• EXERCISE GOAL
Pictures in the entries below are excluded; copy only the lines from the one containing "Give me the Altair source for this chart." to the one containing "import pandas as pd", both included.

• PROVIDED INFORMATION

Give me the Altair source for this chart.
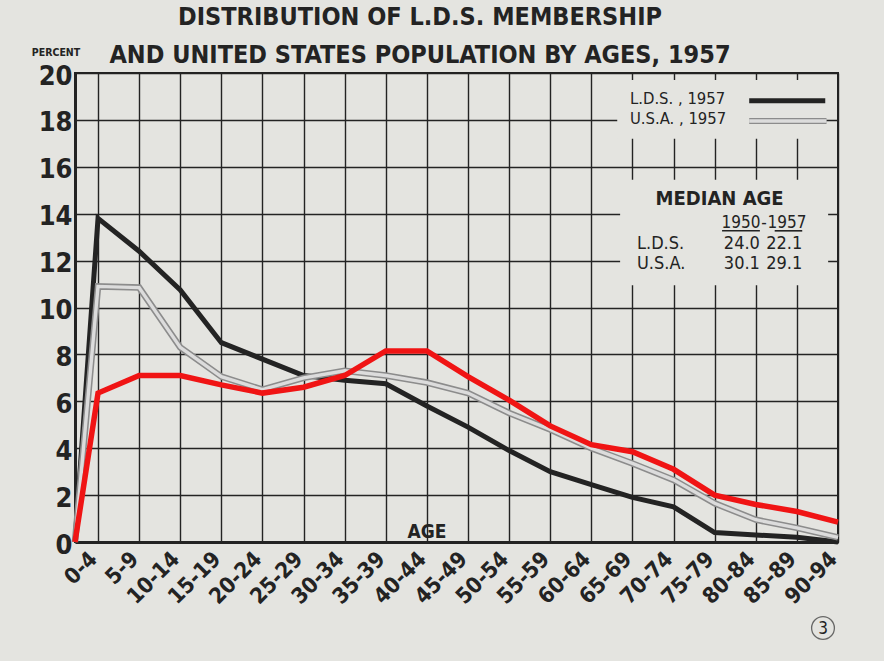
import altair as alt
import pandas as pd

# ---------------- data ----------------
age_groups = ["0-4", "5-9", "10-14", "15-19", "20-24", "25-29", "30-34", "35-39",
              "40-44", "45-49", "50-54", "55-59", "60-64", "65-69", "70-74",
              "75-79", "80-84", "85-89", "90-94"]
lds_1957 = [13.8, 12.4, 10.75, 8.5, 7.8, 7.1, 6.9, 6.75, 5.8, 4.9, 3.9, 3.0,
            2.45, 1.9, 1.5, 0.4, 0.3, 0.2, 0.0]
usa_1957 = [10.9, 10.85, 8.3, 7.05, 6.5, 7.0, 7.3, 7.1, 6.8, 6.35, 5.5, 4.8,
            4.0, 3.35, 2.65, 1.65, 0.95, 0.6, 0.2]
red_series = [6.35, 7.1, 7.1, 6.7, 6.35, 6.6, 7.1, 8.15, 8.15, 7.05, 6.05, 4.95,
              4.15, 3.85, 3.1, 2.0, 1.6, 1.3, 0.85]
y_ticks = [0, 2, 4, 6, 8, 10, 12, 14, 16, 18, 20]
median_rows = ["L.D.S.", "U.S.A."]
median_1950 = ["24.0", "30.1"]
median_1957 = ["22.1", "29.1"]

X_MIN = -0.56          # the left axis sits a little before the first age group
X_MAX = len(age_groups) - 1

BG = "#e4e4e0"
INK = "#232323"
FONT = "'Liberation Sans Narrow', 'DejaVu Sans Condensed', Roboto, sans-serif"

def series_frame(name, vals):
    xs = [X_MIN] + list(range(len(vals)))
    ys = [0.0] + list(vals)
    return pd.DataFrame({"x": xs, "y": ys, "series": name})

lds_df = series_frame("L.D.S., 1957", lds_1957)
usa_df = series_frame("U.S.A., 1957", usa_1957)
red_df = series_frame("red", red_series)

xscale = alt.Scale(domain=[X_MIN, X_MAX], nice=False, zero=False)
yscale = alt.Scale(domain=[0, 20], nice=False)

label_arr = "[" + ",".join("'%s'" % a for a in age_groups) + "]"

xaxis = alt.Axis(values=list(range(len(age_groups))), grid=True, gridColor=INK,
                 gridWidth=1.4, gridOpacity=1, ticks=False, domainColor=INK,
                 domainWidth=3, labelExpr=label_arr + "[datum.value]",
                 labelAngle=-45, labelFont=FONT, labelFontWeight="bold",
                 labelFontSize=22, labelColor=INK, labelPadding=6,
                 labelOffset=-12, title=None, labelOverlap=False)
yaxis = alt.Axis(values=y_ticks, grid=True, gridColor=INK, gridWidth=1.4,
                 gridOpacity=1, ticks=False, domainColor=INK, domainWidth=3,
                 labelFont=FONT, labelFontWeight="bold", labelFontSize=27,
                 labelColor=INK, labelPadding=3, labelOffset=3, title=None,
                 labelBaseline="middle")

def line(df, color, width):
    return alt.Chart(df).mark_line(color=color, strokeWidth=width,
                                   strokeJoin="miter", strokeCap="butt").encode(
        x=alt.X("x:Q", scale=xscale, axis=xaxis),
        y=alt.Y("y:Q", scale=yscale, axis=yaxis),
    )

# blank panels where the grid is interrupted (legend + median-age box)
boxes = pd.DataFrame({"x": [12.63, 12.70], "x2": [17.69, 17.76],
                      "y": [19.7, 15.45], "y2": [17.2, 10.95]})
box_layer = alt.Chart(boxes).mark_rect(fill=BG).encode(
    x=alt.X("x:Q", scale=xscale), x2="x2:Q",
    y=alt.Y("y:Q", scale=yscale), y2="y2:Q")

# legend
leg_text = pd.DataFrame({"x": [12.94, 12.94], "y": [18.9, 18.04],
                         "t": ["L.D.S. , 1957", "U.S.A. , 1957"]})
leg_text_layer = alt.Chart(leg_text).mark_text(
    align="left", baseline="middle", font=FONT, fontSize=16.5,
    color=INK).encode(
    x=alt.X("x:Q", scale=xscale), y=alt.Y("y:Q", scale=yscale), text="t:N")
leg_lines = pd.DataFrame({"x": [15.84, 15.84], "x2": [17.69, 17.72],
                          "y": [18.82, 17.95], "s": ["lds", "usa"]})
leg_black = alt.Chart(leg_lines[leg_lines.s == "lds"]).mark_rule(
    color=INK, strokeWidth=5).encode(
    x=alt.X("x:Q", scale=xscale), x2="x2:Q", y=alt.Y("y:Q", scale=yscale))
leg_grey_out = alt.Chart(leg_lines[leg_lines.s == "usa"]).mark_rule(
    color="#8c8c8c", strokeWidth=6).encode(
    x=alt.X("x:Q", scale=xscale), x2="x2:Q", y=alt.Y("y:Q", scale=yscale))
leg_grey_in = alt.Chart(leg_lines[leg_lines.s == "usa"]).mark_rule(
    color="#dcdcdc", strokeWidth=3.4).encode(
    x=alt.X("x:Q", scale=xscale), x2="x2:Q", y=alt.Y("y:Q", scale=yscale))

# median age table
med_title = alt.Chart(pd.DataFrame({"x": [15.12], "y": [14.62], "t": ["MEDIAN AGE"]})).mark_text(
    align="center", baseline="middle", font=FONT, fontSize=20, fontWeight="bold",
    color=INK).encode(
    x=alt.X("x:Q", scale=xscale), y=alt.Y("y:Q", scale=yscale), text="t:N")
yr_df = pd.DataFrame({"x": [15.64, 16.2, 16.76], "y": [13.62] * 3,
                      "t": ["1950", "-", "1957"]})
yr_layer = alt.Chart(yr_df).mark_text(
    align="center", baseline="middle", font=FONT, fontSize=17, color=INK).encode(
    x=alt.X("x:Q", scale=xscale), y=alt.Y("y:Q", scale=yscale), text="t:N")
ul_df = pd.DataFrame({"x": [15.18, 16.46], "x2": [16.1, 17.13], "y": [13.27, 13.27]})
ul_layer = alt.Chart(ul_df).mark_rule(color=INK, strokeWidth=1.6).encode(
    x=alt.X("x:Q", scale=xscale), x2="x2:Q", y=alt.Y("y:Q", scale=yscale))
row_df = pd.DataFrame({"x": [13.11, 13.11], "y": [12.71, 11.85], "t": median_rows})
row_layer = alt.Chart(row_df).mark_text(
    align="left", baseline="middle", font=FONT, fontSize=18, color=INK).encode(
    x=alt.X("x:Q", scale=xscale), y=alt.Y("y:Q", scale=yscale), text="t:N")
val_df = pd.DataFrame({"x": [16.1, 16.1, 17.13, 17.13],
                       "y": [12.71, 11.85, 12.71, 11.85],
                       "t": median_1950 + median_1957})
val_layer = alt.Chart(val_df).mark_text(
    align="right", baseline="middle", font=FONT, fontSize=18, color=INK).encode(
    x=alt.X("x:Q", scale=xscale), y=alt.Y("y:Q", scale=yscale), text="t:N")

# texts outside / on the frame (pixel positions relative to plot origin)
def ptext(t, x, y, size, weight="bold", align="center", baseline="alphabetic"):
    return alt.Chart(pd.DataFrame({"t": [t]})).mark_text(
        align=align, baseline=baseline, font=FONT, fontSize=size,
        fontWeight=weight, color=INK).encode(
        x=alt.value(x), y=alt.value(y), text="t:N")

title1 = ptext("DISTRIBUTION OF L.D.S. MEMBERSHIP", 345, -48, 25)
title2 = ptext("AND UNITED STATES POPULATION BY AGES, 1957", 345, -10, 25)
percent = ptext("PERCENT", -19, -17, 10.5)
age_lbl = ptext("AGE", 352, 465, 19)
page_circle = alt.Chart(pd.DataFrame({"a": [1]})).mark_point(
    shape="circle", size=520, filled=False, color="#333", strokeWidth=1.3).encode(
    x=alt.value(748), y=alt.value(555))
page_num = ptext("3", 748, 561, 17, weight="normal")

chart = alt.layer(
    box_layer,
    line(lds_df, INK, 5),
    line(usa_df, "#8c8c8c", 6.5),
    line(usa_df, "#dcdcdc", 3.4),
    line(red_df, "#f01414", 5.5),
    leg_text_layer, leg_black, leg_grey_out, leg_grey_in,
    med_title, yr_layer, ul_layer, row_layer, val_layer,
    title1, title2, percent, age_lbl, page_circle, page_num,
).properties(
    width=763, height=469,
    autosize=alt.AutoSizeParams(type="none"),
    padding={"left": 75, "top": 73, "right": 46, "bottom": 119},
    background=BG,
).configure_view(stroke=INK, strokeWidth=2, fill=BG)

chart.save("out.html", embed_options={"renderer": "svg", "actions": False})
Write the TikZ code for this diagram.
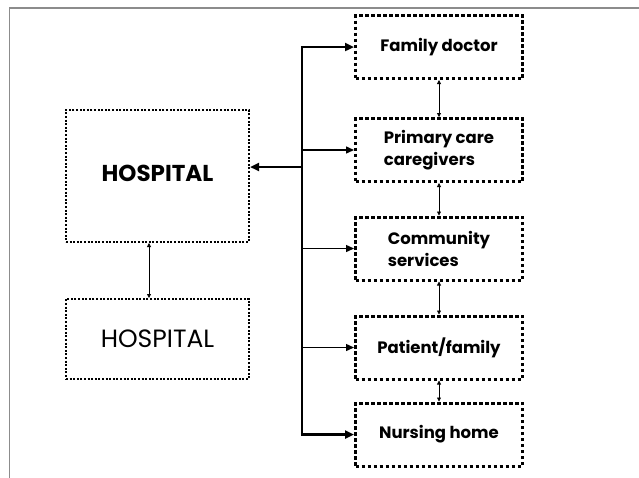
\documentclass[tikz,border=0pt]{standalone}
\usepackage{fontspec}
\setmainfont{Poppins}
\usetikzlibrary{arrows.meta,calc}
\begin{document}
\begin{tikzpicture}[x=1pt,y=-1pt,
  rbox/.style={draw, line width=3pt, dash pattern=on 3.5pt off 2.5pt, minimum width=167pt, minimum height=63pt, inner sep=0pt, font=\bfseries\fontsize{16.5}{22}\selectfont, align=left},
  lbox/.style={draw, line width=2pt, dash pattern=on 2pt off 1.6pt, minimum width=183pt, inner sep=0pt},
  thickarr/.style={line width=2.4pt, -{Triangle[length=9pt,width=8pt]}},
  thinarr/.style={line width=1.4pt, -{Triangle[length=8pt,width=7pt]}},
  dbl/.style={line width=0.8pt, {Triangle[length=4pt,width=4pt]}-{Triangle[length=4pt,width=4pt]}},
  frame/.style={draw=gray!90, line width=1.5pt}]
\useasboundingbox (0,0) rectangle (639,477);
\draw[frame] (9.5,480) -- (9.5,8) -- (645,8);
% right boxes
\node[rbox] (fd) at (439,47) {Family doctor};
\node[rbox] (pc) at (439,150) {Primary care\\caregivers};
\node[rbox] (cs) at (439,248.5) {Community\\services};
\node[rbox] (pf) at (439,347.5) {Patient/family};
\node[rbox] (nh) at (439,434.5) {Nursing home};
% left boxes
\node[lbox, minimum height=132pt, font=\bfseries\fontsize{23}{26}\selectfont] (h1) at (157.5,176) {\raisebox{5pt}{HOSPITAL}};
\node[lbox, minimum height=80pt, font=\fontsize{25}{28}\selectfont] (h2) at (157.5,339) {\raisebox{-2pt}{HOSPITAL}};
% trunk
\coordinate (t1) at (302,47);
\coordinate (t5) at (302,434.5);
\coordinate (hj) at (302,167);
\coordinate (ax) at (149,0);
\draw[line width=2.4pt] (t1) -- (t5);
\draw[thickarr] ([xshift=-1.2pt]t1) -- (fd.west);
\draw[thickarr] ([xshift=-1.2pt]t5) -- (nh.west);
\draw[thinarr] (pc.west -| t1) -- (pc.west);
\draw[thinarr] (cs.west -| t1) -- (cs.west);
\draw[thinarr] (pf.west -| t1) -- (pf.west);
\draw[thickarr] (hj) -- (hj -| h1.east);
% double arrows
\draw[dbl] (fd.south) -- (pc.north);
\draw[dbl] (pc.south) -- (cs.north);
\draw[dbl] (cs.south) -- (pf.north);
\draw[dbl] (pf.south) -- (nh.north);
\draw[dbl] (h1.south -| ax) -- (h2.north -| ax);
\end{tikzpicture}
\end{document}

--

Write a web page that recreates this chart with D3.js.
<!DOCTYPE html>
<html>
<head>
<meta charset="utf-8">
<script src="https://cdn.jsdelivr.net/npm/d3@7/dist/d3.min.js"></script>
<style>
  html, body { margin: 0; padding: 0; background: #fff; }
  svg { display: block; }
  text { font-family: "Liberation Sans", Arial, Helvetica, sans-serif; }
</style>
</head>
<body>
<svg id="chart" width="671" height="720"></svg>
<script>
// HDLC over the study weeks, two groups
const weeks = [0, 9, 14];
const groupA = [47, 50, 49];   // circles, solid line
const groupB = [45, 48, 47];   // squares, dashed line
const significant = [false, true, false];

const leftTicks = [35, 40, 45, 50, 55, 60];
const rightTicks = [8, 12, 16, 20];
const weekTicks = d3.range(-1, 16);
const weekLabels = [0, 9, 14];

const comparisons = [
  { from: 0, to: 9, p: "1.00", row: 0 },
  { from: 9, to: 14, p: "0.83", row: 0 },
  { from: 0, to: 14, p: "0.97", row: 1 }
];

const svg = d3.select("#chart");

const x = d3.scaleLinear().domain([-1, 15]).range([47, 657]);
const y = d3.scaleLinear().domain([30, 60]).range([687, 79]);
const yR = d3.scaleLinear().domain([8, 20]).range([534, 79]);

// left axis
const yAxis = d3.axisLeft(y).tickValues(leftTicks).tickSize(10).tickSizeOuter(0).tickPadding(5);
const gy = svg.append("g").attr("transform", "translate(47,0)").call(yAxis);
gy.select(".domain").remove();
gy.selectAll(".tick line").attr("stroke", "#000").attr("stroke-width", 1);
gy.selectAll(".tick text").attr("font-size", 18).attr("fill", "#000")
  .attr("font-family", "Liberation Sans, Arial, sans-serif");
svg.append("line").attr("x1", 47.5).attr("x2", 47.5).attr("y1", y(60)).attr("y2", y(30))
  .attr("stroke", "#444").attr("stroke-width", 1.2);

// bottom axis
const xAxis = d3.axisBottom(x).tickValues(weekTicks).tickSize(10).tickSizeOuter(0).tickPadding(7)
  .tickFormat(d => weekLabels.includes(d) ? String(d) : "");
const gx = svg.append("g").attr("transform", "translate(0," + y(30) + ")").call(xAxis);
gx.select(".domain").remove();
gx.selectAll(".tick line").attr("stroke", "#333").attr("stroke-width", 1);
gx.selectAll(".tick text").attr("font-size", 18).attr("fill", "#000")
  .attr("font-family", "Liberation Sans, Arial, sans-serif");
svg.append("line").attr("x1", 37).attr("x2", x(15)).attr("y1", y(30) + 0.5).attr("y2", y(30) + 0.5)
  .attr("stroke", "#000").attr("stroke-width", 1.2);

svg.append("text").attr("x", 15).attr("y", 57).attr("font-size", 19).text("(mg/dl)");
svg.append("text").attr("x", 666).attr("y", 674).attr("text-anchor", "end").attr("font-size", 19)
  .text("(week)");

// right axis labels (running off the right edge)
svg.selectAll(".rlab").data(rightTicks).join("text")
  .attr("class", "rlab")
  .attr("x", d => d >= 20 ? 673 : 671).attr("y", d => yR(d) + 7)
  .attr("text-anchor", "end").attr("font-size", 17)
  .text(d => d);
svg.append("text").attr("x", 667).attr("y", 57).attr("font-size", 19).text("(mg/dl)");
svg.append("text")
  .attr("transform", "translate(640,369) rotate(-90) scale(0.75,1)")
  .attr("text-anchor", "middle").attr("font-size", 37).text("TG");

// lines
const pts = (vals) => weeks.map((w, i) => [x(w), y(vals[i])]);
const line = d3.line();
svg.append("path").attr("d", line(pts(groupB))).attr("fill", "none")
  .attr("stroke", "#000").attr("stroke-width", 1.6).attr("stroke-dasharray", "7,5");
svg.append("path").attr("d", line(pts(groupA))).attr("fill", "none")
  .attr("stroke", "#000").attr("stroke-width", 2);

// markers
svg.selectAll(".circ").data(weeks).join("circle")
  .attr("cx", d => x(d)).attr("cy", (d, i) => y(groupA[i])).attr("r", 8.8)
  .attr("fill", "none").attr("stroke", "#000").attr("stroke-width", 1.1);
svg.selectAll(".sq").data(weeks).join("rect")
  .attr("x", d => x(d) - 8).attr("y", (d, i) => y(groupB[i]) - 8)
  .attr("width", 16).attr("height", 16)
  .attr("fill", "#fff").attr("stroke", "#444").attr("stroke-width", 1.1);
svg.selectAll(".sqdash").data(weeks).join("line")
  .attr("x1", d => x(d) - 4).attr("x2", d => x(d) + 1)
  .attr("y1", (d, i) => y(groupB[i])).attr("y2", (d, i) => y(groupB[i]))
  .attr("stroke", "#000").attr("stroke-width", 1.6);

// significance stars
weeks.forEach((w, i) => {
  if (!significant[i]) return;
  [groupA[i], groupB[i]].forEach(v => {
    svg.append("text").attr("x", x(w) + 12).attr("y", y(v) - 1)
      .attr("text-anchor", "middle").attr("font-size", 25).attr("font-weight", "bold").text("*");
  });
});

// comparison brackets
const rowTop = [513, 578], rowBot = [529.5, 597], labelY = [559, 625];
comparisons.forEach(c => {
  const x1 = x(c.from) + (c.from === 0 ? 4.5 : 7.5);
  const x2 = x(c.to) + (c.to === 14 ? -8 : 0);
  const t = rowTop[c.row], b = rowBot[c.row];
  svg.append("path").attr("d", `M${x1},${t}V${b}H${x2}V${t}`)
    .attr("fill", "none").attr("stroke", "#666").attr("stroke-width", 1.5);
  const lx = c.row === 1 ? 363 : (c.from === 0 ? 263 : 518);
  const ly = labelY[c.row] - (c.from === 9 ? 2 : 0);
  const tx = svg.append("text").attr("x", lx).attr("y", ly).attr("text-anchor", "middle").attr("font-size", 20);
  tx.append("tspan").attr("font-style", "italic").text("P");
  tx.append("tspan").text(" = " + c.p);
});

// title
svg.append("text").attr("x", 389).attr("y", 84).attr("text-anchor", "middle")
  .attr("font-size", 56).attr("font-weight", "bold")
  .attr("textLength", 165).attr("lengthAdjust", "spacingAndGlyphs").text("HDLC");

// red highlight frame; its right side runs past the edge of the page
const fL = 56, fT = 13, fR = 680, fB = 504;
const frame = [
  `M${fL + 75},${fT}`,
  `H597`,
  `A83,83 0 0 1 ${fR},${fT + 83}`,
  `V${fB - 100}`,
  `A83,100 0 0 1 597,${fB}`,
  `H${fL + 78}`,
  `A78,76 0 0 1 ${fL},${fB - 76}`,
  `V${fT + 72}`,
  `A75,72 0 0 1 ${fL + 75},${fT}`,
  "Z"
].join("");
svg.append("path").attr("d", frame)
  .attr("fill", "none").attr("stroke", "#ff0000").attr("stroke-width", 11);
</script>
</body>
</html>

• RESULT
Give me the Altair source for this chart.
import altair as alt
import pandas as pd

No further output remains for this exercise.